Котька опять врал, но как-то так, что и сам не понимал, где и в чём. Верни действительно его нервировал, но разве он мог сказать, что думал о его болезни и днями и ночами, но без сочувствия, а с безумным азартом? Как врач-недоучка: так, посмотрим, что там у тебя болит, угадал ли я или промахнулся? Не СПИД ли? И хотелось, чтобы был СПИД. Но не у Верни именно! Котька никогда никому не желал зла. Нет, вообще в природе, у кого-то, кого можно увидеть, услышать, тут, близко, а не по телеку в дурацких всяких фильмах и страшных передачах для подростков. Но рассказать об этом невозможно, потому что Верни будет плохо. А с некоторых пор, Котька уже и сам не знал, с каких, ему жуть как хотелось, чтобы Жене было хорошо. Наверное, потому что когда он весёлый, с ним очень здорово.
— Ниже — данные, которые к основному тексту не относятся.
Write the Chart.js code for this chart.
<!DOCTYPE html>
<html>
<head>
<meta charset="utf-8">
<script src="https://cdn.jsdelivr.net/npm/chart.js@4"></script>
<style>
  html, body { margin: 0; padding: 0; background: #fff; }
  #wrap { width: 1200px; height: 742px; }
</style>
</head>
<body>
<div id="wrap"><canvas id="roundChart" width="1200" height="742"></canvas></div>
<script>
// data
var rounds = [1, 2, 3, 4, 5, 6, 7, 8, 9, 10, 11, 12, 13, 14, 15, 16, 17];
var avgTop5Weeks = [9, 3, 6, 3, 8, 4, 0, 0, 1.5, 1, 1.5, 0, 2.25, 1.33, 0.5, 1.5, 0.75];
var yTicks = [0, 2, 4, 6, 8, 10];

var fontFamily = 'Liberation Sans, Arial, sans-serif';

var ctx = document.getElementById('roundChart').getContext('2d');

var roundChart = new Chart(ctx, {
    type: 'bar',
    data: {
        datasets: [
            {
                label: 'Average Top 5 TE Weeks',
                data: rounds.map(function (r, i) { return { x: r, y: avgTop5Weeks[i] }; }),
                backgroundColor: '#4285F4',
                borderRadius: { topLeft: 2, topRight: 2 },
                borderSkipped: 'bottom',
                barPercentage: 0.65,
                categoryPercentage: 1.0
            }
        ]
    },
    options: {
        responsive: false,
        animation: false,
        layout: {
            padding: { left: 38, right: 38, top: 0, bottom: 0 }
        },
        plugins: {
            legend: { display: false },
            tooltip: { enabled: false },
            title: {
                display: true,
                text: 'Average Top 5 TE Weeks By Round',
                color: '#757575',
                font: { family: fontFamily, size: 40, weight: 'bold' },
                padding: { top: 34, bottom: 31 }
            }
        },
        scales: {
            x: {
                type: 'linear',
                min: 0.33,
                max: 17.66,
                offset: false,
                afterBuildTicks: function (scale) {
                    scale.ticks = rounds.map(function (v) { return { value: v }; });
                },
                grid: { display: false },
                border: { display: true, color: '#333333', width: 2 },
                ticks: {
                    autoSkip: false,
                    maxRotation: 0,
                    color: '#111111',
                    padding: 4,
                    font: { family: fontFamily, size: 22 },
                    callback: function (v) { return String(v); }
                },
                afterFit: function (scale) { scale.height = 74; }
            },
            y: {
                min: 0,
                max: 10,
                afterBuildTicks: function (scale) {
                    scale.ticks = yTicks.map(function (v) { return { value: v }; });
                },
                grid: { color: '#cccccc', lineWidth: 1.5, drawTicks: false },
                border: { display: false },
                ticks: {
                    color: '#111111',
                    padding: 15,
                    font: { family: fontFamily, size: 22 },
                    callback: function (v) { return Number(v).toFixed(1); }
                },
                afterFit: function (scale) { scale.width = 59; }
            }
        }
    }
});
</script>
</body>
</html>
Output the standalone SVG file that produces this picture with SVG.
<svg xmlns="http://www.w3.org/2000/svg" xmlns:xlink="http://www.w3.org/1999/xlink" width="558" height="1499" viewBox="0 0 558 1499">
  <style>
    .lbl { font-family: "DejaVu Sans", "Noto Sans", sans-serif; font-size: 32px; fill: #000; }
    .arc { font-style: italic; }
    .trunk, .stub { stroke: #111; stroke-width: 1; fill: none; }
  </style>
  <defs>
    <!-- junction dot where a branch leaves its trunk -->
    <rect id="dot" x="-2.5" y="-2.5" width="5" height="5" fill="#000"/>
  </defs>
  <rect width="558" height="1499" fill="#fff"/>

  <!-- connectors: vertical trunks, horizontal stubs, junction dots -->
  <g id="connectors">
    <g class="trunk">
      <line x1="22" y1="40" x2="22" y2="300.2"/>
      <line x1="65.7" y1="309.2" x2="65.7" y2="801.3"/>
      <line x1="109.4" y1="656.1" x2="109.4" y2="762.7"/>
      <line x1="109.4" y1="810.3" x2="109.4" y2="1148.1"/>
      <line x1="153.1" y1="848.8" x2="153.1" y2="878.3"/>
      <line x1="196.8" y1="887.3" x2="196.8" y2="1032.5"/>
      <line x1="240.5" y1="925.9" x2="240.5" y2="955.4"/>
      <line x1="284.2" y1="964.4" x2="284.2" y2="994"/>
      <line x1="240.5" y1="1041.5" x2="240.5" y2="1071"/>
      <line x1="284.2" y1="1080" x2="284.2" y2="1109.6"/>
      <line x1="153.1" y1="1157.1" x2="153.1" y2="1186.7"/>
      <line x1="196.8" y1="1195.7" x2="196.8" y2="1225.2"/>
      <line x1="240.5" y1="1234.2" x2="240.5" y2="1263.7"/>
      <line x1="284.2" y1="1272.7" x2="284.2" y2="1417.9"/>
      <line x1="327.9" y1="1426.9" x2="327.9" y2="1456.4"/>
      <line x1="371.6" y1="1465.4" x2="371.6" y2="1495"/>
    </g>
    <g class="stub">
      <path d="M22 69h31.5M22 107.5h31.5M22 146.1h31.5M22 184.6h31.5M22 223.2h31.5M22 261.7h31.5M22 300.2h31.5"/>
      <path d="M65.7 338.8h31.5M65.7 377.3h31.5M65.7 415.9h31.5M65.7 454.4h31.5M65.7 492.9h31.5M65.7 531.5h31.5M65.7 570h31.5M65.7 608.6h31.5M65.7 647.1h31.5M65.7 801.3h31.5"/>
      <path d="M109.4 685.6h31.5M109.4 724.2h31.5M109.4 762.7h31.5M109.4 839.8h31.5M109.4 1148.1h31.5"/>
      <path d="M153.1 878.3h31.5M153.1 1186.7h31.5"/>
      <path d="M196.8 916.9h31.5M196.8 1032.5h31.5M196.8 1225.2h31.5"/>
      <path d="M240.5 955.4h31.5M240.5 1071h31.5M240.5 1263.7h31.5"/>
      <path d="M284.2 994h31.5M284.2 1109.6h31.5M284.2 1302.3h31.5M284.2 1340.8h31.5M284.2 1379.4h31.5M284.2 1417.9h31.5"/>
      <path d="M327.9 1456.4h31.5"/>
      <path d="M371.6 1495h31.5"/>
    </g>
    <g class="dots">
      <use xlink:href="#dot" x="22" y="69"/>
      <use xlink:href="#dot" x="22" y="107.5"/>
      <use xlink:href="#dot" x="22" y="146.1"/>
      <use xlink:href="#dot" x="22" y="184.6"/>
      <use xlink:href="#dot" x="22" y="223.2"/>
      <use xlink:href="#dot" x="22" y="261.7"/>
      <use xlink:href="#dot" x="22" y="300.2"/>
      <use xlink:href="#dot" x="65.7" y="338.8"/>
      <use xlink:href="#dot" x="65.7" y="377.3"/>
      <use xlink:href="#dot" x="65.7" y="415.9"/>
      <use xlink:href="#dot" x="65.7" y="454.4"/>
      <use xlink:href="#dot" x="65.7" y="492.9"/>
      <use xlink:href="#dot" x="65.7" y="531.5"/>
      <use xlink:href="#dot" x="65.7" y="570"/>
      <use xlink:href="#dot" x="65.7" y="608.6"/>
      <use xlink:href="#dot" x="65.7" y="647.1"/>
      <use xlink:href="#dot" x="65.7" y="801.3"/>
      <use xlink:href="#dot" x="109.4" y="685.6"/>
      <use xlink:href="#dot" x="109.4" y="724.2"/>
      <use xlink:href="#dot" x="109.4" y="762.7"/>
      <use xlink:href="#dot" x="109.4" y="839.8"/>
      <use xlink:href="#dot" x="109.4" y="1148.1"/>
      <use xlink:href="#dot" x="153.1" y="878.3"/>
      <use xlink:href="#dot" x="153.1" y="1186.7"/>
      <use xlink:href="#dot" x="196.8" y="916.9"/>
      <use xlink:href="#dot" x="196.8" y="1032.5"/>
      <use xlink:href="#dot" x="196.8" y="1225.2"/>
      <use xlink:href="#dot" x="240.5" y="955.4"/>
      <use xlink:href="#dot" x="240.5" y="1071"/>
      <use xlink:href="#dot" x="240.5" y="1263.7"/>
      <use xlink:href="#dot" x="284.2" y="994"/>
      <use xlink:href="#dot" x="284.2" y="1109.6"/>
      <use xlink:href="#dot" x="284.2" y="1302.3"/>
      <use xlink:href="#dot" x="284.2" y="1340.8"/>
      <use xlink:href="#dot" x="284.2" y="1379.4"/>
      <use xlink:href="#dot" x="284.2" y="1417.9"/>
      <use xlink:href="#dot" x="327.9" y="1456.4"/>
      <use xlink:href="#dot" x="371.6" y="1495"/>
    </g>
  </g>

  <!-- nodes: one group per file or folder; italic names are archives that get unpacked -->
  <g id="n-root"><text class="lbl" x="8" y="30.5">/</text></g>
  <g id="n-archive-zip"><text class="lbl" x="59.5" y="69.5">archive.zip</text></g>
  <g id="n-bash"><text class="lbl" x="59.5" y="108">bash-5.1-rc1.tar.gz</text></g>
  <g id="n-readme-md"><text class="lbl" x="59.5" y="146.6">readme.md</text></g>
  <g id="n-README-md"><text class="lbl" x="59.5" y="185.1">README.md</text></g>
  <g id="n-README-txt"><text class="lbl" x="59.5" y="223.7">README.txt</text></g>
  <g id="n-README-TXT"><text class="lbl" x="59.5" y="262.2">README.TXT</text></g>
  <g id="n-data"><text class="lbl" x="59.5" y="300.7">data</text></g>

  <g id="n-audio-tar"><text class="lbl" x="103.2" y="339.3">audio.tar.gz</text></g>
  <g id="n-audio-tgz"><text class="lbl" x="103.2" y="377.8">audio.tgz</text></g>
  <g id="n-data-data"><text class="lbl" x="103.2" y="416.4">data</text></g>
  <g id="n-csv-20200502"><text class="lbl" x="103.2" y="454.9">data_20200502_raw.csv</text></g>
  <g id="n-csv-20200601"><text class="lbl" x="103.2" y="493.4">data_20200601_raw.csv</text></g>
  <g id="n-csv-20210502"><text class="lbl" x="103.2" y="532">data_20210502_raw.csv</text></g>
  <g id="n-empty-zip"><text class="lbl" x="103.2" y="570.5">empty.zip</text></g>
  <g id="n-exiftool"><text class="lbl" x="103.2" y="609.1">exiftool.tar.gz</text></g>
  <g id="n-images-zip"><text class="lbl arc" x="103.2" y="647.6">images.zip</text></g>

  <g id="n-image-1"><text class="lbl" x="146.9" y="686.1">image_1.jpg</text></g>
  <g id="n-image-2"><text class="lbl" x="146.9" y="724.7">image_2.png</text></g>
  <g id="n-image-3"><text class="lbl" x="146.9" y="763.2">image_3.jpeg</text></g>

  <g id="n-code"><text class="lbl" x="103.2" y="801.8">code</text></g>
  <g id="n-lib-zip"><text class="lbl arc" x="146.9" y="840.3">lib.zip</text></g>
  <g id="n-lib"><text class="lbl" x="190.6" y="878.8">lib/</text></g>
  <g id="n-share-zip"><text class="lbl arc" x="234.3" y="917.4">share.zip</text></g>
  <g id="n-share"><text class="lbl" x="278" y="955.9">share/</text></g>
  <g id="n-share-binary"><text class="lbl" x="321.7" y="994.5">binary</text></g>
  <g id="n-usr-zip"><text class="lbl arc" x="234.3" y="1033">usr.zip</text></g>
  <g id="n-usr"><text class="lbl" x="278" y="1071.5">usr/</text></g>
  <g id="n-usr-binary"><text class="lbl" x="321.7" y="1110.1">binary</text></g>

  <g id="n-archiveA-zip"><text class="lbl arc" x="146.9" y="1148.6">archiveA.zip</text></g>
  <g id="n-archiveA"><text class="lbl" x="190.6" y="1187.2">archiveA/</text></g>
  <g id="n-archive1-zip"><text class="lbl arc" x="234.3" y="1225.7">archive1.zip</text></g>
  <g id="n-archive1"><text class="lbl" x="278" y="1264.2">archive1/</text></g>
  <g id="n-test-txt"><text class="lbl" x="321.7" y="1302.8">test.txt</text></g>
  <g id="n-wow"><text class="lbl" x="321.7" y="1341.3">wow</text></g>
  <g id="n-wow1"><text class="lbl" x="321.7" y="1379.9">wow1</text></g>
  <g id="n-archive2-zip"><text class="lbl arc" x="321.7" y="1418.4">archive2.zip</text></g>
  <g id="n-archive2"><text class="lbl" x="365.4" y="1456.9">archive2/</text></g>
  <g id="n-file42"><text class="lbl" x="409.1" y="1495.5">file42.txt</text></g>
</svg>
- Ты боялся заразиться? Я знаю, многие боятся, - ровный голос рассудительного Верни окончательно взбесил Котьку. Да как можно всё о себе знать и спокойно относиться к ошибкам других?! Нужно же было что-то с этим сделать! Котька удавился бы, если бы кто-то посчитал его заразным. Даже когда он болел ветрянкой в детском саду, то очень опасался, что с ним не будут дружить после. Но все стали, потому что Котька растрындел о своей болезни, как о каком-то космическом вирусе, который был послан только ему для проверки выносливости. Такой маразм, если честно. Но все поверили, и очень уважали потом.